Deploying our edge-computing Entra Access Nodes in physical locations throughout serving areas while deploying our Entra Access Controller into a Cloud network is an attractive prospect. The advantages of the architecture our customers see are varied, including hub-collapses, facilities reductions, network and staff centralization, long-run backhauls, cost-effective “mini” serving groups, and cost reductions to add homes-passed and new footprints.

Vecima, Bluepeak, and AWS have teamed up to deploy a distributed access, cloud-controlled DOCSIS R-MACPHY access network as the first step in a journey to a cloud driven, intelligent, and cost-effective set of cloud services for access networks

In this deployment the Entra Access Controller (EAC) is deployed into a Private subnet in the US East availability zone with an AWS site-to-site VPN. Hosting the EAC in AWS means that no last-mile hardware needs to be deployed into hub or headend sites. The environmentally hardened Entra Access Nodes are strand-deployed in remote locations with a TLS/IP connection to the EAC through the site-to-site VPN. Security is applied to the AWS Virtual Private Cloud to ensure the AWS resources act as an extension to the Bluepeak network and the existing security resources.
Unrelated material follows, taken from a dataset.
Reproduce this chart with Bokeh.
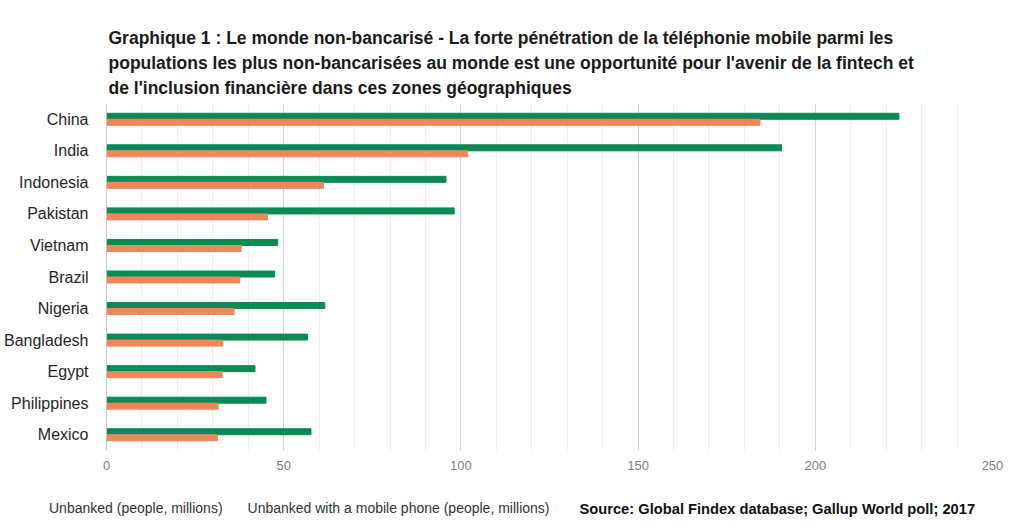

In DOCSIS Remote MACPHY, such as deployed with Bluepeak, the DOCSIS last mile is terminated in the remote Node location and subscriber traffic is directly available at the first hop switching element. No subscriber traffic needs to be routed to the Entra Access Controller, which allows subscriber traffic to be redirected to the most immediate Point-of-Presence for Internet routing and reduces Cloud transit costs from the total-cost-of-ownership.

Cable operators immediately benefit from AWS scale, security, and reliability without having to build and manage on-premises compute and cloud environments while also using edge computing to reduce latency and increase bandwidth on the Last-mile Access portion of their network. The Edge-based DOCSIS MAC, supported by CableLabs FMA standardization, distributes workloads throughout an operator network reducing latency and power consumption while delivering blazingly fast full-spectrum DOCSIS 3.1 functions to customers. The cloud-based EAC centralizes configuration, policy, and operational metrics to a single pane-of-glass increasing service agility and reducing network operation costs.

This successful deployment is the first step in an agile journey to cost-effective community-focused access networks.